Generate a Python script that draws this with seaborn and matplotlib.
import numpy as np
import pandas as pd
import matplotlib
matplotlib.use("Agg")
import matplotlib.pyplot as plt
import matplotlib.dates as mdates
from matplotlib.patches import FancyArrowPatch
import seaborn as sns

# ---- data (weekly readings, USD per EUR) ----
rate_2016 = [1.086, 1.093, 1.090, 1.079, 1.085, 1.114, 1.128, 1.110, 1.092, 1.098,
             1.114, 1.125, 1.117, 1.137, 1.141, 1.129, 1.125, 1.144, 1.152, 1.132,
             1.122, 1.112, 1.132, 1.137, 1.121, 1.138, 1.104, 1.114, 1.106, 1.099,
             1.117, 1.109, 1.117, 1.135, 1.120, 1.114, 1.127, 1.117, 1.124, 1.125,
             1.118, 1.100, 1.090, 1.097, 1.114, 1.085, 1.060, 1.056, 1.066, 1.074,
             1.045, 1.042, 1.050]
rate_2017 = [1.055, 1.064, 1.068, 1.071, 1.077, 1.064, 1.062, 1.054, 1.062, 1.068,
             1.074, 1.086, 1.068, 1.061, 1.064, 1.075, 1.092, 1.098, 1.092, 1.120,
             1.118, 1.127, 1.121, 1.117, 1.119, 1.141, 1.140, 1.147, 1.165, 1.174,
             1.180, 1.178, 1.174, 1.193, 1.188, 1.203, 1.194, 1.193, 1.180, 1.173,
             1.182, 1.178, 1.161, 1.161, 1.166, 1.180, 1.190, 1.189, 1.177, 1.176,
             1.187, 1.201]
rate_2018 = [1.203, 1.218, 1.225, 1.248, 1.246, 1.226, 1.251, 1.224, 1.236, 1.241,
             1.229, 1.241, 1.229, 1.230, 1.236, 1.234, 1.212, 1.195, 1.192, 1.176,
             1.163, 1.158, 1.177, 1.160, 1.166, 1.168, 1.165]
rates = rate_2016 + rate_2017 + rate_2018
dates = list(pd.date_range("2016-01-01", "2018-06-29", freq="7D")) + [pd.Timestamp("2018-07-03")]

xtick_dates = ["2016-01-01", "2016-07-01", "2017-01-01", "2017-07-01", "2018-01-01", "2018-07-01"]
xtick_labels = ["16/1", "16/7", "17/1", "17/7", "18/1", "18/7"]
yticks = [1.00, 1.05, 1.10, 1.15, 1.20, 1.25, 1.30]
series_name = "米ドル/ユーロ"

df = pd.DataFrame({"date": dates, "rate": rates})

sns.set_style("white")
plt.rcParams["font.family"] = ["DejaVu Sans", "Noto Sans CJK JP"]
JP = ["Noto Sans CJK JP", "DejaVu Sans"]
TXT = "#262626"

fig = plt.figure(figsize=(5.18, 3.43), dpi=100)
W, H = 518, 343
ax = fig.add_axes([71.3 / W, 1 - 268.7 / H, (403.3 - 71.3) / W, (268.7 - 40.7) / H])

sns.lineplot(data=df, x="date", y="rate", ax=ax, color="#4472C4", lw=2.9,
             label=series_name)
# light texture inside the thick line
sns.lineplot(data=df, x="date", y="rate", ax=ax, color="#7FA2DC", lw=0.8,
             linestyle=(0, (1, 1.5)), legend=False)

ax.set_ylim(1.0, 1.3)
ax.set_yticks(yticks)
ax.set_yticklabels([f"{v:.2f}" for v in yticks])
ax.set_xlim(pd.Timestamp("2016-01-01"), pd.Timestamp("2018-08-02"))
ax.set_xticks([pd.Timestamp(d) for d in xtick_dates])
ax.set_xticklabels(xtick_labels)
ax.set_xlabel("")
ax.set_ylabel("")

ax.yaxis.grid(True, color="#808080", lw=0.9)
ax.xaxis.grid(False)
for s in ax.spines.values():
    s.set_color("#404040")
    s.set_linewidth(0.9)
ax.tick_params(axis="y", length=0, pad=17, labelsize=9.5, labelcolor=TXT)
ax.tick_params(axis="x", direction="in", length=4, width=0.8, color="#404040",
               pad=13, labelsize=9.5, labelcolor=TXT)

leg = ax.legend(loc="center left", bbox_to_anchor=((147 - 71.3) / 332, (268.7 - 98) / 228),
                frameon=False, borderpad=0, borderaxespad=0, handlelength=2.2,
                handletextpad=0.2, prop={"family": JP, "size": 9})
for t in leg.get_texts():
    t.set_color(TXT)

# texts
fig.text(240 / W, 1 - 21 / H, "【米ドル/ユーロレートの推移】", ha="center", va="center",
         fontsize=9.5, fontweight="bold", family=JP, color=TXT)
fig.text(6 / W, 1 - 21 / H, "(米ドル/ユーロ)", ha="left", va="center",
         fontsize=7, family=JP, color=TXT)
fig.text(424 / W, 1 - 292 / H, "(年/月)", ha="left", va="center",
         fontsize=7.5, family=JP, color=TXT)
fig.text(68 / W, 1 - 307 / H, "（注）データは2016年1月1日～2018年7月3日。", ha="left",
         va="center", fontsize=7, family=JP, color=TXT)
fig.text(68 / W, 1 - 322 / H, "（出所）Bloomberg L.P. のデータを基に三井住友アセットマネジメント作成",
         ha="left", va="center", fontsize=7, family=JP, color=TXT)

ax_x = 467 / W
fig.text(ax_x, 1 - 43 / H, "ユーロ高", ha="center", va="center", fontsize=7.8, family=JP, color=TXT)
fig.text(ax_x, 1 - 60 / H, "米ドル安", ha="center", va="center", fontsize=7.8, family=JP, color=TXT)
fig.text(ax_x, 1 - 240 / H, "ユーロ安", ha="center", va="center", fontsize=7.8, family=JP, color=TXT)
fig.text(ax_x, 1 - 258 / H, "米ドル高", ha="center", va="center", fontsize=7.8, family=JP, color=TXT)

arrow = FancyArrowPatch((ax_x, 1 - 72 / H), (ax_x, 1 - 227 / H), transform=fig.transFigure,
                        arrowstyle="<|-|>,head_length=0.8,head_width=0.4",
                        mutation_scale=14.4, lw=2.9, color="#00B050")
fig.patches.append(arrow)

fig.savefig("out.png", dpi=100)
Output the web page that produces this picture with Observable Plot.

- - - - - - -

What is being asked ::
Take the lines above and print them exactly.

Result for this task ::
Generate a Python script that draws this with seaborn and matplotlib.
import numpy as np
import pandas as pd
import matplotlib
matplotlib.use("Agg")
import matplotlib.pyplot as plt
import matplotlib.dates as mdates
from matplotlib.patches import FancyArrowPatch
import seaborn as sns

# ---- data (weekly readings, USD per EUR) ----
rate_2016 = [1.086, 1.093, 1.090, 1.079, 1.085, 1.114, 1.128, 1.110, 1.092, 1.098,
             1.114, 1.125, 1.117, 1.137, 1.141, 1.129, 1.125, 1.144, 1.152, 1.132,
             1.122, 1.112, 1.132, 1.137, 1.121, 1.138, 1.104, 1.114, 1.106, 1.099,
             1.117, 1.109, 1.117, 1.135, 1.120, 1.114, 1.127, 1.117, 1.124, 1.125,
             1.118, 1.100, 1.090, 1.097, 1.114, 1.085, 1.060, 1.056, 1.066, 1.074,
             1.045, 1.042, 1.050]
rate_2017 = [1.055, 1.064, 1.068, 1.071, 1.077, 1.064, 1.062, 1.054, 1.062, 1.068,
             1.074, 1.086, 1.068, 1.061, 1.064, 1.075, 1.092, 1.098, 1.092, 1.120,
             1.118, 1.127, 1.121, 1.117, 1.119, 1.141, 1.140, 1.147, 1.165, 1.174,
             1.180, 1.178, 1.174, 1.193, 1.188, 1.203, 1.194, 1.193, 1.180, 1.173,
             1.182, 1.178, 1.161, 1.161, 1.166, 1.180, 1.190, 1.189, 1.177, 1.176,
             1.187, 1.201]
rate_2018 = [1.203, 1.218, 1.225, 1.248, 1.246, 1.226, 1.251, 1.224, 1.236, 1.241,
             1.229, 1.241, 1.229, 1.230, 1.236, 1.234, 1.212, 1.195, 1.192, 1.176,
             1.163, 1.158, 1.177, 1.160, 1.166, 1.168, 1.165]
rates = rate_2016 + rate_2017 + rate_2018
dates = list(pd.date_range("2016-01-01", "2018-06-29", freq="7D")) + [pd.Timestamp("2018-07-03")]

xtick_dates = ["2016-01-01", "2016-07-01", "2017-01-01", "2017-07-01", "2018-01-01", "2018-07-01"]
xtick_labels = ["16/1", "16/7", "17/1", "17/7", "18/1", "18/7"]
yticks = [1.00, 1.05, 1.10, 1.15, 1.20, 1.25, 1.30]
series_name = "米ドル/ユーロ"

df = pd.DataFrame({"date": dates, "rate": rates})

sns.set_style("white")
plt.rcParams["font.family"] = ["DejaVu Sans", "Noto Sans CJK JP"]
JP = ["Noto Sans CJK JP", "DejaVu Sans"]
TXT = "#262626"

fig = plt.figure(figsize=(5.18, 3.43), dpi=100)
W, H = 518, 343
ax = fig.add_axes([71.3 / W, 1 - 268.7 / H, (403.3 - 71.3) / W, (268.7 - 40.7) / H])

sns.lineplot(data=df, x="date", y="rate", ax=ax, color="#4472C4", lw=2.9,
             label=series_name)
# light texture inside the thick line
sns.lineplot(data=df, x="date", y="rate", ax=ax, color="#7FA2DC", lw=0.8,
             linestyle=(0, (1, 1.5)), legend=False)

ax.set_ylim(1.0, 1.3)
ax.set_yticks(yticks)
ax.set_yticklabels([f"{v:.2f}" for v in yticks])
ax.set_xlim(pd.Timestamp("2016-01-01"), pd.Timestamp("2018-08-02"))
ax.set_xticks([pd.Timestamp(d) for d in xtick_dates])
ax.set_xticklabels(xtick_labels)
ax.set_xlabel("")
ax.set_ylabel("")

ax.yaxis.grid(True, color="#808080", lw=0.9)
ax.xaxis.grid(False)
for s in ax.spines.values():
    s.set_color("#404040")
    s.set_linewidth(0.9)
ax.tick_params(axis="y", length=0, pad=17, labelsize=9.5, labelcolor=TXT)
ax.tick_params(axis="x", direction="in", length=4, width=0.8, color="#404040",
               pad=13, labelsize=9.5, labelcolor=TXT)

leg = ax.legend(loc="center left", bbox_to_anchor=((147 - 71.3) / 332, (268.7 - 98) / 228),
                frameon=False, borderpad=0, borderaxespad=0, handlelength=2.2,
                handletextpad=0.2, prop={"family": JP, "size": 9})
for t in leg.get_texts():
    t.set_color(TXT)

# texts
fig.text(240 / W, 1 - 21 / H, "【米ドル/ユーロレートの推移】", ha="center", va="center",
         fontsize=9.5, fontweight="bold", family=JP, color=TXT)
fig.text(6 / W, 1 - 21 / H, "(米ドル/ユーロ)", ha="left", va="center",
         fontsize=7, family=JP, color=TXT)
fig.text(424 / W, 1 - 292 / H, "(年/月)", ha="left", va="center",
         fontsize=7.5, family=JP, color=TXT)
fig.text(68 / W, 1 - 307 / H, "（注）データは2016年1月1日～2018年7月3日。", ha="left",
         va="center", fontsize=7, family=JP, color=TXT)
fig.text(68 / W, 1 - 322 / H, "（出所）Bloomberg L.P. のデータを基に三井住友アセットマネジメント作成",
         ha="left", va="center", fontsize=7, family=JP, color=TXT)

ax_x = 467 / W
fig.text(ax_x, 1 - 43 / H, "ユーロ高", ha="center", va="center", fontsize=7.8, family=JP, color=TXT)
fig.text(ax_x, 1 - 60 / H, "米ドル安", ha="center", va="center", fontsize=7.8, family=JP, color=TXT)
fig.text(ax_x, 1 - 240 / H, "ユーロ安", ha="center", va="center", fontsize=7.8, family=JP, color=TXT)
fig.text(ax_x, 1 - 258 / H, "米ドル高", ha="center", va="center", fontsize=7.8, family=JP, color=TXT)

arrow = FancyArrowPatch((ax_x, 1 - 72 / H), (ax_x, 1 - 227 / H), transform=fig.transFigure,
                        arrowstyle="<|-|>,head_length=0.8,head_width=0.4",
                        mutation_scale=14.4, lw=2.9, color="#00B050")
fig.patches.append(arrow)

fig.savefig("out.png", dpi=100)
Output the web page that produces this picture with Observable Plot.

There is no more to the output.